--- Task objective ---
Count how many lines hold the string "this". Answer with that number and nothing more.

--- Provided data ---
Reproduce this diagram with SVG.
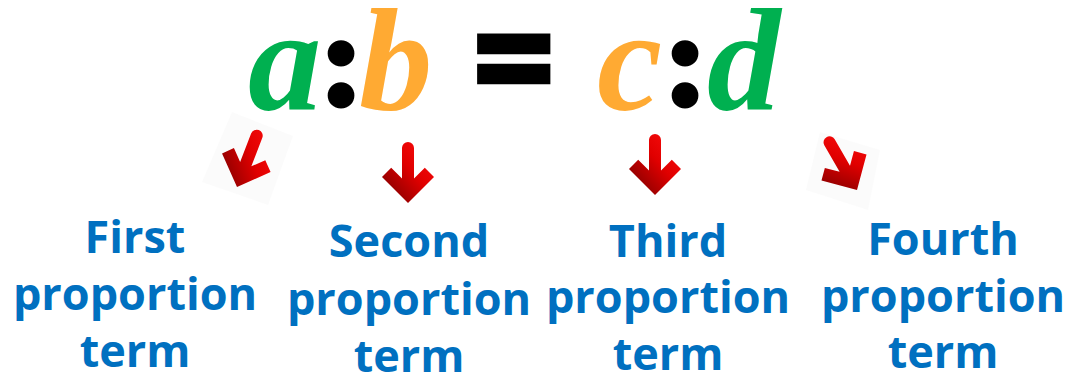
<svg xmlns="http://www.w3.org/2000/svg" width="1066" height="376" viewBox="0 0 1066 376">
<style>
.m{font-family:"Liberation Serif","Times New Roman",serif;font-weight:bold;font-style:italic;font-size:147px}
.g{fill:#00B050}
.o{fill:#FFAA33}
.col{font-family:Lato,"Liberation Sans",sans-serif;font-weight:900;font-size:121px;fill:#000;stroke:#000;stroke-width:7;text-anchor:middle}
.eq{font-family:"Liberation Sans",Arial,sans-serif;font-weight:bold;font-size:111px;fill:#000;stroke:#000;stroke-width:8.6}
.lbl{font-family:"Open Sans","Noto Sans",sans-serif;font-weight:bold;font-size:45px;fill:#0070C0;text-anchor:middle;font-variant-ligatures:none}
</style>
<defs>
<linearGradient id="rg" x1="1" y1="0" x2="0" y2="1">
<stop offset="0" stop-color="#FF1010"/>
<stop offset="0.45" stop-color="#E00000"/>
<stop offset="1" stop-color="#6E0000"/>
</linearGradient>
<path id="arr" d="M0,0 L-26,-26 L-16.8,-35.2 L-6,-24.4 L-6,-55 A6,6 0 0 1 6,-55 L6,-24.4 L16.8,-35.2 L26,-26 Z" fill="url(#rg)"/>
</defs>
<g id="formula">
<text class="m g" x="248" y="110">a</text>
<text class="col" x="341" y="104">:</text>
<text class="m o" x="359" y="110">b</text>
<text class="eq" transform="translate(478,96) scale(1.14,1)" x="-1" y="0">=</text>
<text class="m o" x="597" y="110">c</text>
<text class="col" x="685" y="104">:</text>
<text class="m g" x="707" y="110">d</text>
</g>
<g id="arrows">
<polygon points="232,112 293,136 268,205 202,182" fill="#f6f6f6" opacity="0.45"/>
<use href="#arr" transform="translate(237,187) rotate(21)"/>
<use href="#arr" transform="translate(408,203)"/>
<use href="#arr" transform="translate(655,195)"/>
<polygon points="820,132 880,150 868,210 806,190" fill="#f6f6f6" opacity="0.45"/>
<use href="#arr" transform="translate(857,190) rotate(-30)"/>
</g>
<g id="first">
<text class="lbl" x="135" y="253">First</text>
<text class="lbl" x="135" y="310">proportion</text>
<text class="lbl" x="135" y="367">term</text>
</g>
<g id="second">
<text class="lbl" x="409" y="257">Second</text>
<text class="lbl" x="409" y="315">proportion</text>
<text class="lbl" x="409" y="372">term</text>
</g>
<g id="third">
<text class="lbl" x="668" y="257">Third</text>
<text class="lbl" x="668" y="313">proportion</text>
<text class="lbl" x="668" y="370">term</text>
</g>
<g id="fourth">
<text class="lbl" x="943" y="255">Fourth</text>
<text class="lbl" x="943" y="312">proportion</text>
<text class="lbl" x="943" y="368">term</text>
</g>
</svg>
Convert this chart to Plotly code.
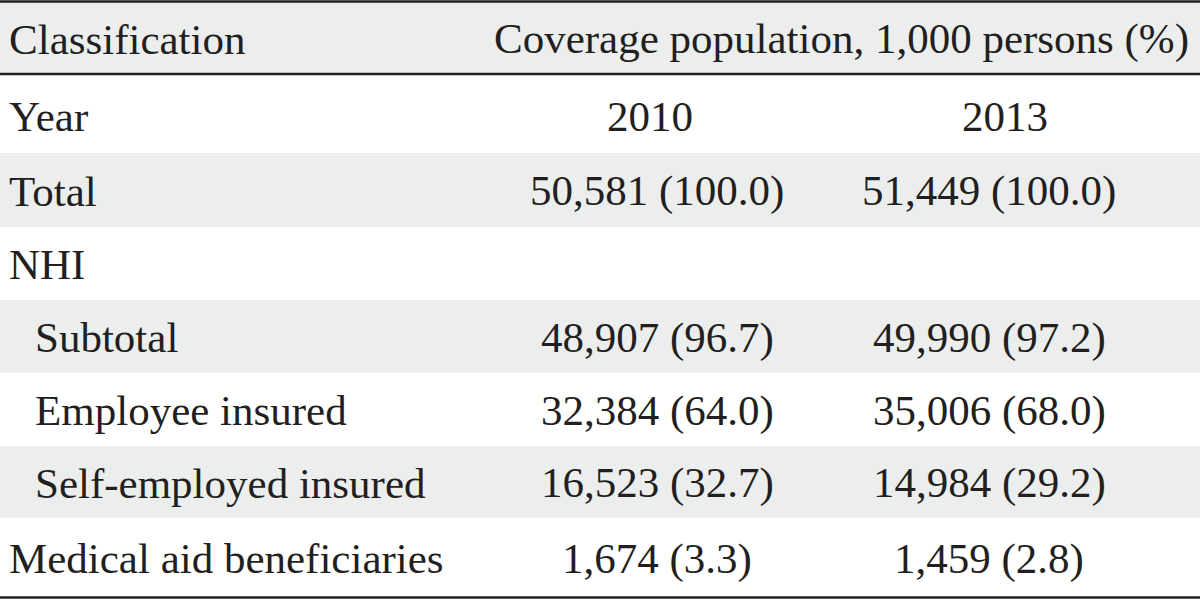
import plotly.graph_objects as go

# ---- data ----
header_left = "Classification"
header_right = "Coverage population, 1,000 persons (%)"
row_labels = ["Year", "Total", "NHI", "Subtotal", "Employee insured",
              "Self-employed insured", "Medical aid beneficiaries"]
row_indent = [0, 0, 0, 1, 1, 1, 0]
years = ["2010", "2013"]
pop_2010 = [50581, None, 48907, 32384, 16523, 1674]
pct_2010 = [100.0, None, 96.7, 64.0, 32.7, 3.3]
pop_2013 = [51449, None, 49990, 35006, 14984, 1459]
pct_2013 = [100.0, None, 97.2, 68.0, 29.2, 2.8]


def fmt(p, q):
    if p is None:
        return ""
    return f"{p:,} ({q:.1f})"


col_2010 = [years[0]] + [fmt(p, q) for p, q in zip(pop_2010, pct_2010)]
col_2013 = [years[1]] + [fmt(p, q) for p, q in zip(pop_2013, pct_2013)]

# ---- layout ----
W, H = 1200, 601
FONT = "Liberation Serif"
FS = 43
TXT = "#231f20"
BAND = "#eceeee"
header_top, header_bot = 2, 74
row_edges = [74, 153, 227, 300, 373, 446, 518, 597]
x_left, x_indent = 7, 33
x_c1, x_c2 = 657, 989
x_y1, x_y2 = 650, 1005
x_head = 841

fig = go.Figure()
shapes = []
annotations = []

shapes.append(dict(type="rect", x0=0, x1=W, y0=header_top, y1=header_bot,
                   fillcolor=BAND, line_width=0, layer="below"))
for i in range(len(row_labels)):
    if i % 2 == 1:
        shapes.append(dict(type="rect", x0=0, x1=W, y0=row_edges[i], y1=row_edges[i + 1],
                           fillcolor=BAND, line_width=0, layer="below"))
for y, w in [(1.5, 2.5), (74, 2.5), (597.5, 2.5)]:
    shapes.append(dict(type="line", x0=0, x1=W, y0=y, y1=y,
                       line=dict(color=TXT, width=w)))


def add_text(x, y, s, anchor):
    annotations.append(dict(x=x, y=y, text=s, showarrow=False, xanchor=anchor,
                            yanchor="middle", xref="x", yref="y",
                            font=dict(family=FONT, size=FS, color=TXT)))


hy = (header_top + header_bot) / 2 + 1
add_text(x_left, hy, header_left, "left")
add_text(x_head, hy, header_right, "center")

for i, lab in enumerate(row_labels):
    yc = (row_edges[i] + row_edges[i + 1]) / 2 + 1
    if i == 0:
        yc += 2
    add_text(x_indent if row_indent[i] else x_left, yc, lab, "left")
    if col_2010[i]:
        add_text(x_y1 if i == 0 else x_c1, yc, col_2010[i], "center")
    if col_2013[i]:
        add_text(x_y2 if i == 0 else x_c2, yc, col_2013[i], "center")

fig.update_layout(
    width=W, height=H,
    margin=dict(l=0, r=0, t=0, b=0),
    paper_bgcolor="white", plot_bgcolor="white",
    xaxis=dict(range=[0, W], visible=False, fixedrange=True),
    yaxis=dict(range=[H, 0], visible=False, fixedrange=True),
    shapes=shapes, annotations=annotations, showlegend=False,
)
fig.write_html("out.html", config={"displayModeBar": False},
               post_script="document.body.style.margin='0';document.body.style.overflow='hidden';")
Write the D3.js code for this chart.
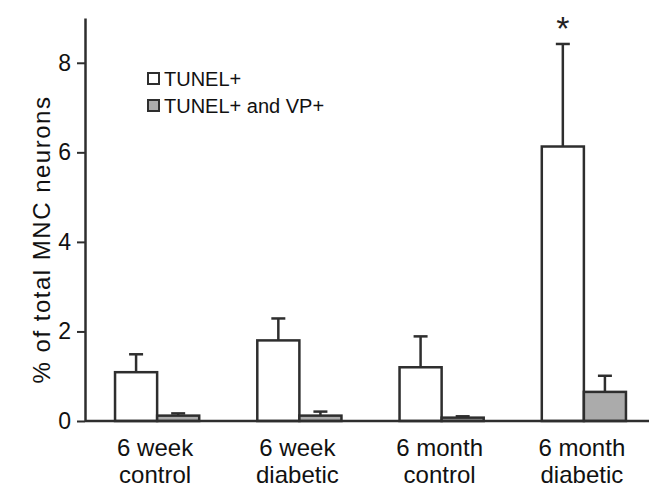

--- Output of the exercise ---
3